Similarly, in the case at bar, the Governor had before him other adequate and correct information to ensure that he was not misled. He had statements from Massachusetts prison officials verifying that plaintiff had escaped from prison while serving a life sentence for murder, a copy of the conviction sheet, and other documents support*214ing plaintiff’s extradition. Plaintiff did not challenge these documents. We hold that the defects in the extradition papers are merely technical, which do not prevent extradition of plaintiff.

IV

Plaintiff next argues that he is not a fugitive. He states that Massachusetts prison authorities furloughed him with instructions not to return and that the Attorney General of Massachusetts suspended the remainder of his sentence. Plaintiff submitted no evidence to verify those claims.

The issuance of a warrant by the Governor of the State of refuge upon proper and sufficient requisition creates a prima facie case to justify the removal of the person charged as a fugitive. Such prima facie case can be overcome only by proof to the contrary. To show that he is not a fugitive from justice, the accused must demonstrate conclusively that he is not a fugitive. (People ex rel. Lacanski v. Backes (1960), 19 Ill. 2d 541, 545, 169 N.E.2d 80, 83.) Plaintiff’s claims without any substantiating proof do not conclusively establish he is not a fugitive.

V

Plaintiff lastly argues he is entitled to bail pending his appeal even though the Governor of Illinois has signed an extradition warrant approving his extradition. A thorough review of case law indicates that the issue of an accused’s right to bail after the Governor’s warrant has been issued and the accused is held solely for the purpose of extradition has not been addressed by Illinois courts.

Illinois has adopted the Uniform Criminal Extradition Act. (Ill. Rev. Stat. 1983, ch. 60, pars. 18 through 49.) There is no provision in the Act for bail after the Governor’s extradition warrant has been issued. (Meechaicum v. Fountain (10th Cir. 1983), 696 F.2d 790, 791.) Illinois has adopted verbatim the section of the Uniform Criminal Extradition Act concerning bail. We conclude there is no section of the Illinois Uniform Criminal Extradition Act that applies to plaintiff’s bail after the Governor has issued an extradition warrant.

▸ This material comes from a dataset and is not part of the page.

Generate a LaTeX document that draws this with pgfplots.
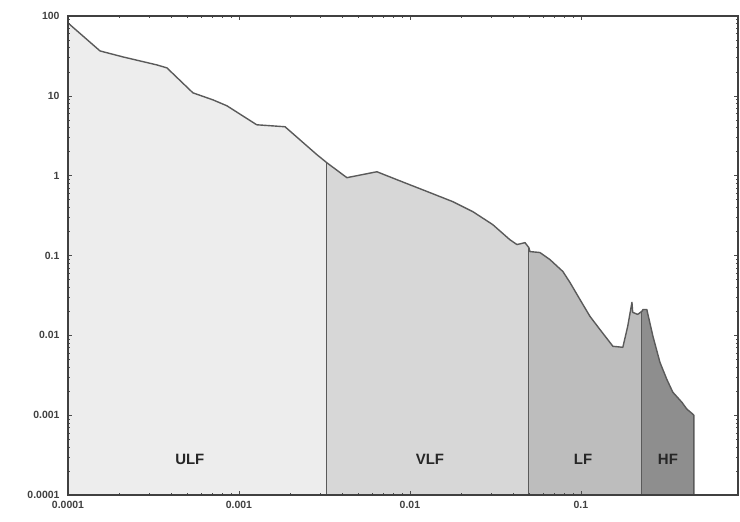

A thorough review of case law in other States reveals that there is a minority and majority rule on this particular issue. The minority rule is that the right to bail continues even after issuance of the Governor’s warrant. (See, e.g., State ex rel. Partin v. Jensen (1979), 203 Neb. 441, 279 N.W.2d 120; Carino v. Watson (1976), 171 Conn. 366, 370 A.2d 950; Ruther v. Sweeney (1956), 75 Ohio Abs. 385, 137 N.E.2d 292; Application of Haney (1955), 77 Idaho 166, 289 P.2d 945.) *215These courts reached their decision by reasoning that because courts have the inherent power to set bail, the right to bail continues even after issuance of the Governor’s warrant. Plaintiff urges this court to adopt the minority rule and remand this case to the circuit court for the setting of reasonable bail.

The majority of the courts that have addressed this issue have determined that, absent statutory authorization, a defendant detained by a governor’s warrant has no right to bail. (See, e.g., Deas v. Weinshienk (1975), 188 Colo. 17, 533 P.2d 496; State ex rel. Howard v. St. Joseph Superior Court (1974), 262 Ind. 367, 316 N.E.2d 356; State v. Second Judicial District Court (1970), 86 Nev. 531, 471 P.2d 224; In re Application of Amundson (1945), 74 N.D. 83, 19 N.W.2d 918; State v. Pritchett (1975), 12 Wash. App. 673, 530 P.2d 1348; In re Lucas (1975), 136 N.J. Super. 24, 343 A.2d 845; Balasco v. State (1974), 52 Ala. App. 99, 289 So. 2d 666; Grano v. State (Del. Super. Ct. 1969), 257 A.2d 768; Buchanan v. State ex rel. Weiss (Fla. App. 1964), 166 So. 2d 596.) The rationale of these decisions is that because the fugitive is being held for another State he should be readily available to be turned over to those who arrive to return him. A presumption exists that the demanding State will accord the fugitive all his legal rights, including that of bail. Meechaicum v. Fountain (10th Cir. 1983), 696 F.2d 790, 792.

The reasoning of the majority rule, we conclude, is best suited for that of extradition proceedings. As the supreme court has stated, the asylum State is an inappropriate forum in which to raise constitutional issues. (Sweeney v. Woodall (1953), 344 U.S. 86, 89-90, 97 L. Ed. 114, 118, 73 S. Ct. 139, 140-41.) Furthermore, it is more appropriate that the accused’s right to bail be tested by the laws of the demanding State where he is charged with a crime, and not by the State which holds him solely for the purpose of rendition. (State v. Second Judicial District Court (1970), 86 Nev. 531, 538, 471 P.2d 224, 227.) We hold that where a governor’s warrant has been issued and where plaintiff is held solely for the purpose of extradition, as in this case, he has no right to bail.

For the foregoing reasons, the decision of the circuit court of Cook County is affirmed.

Affirmed.

JIGANTI, P.J., and LINN, J., concur.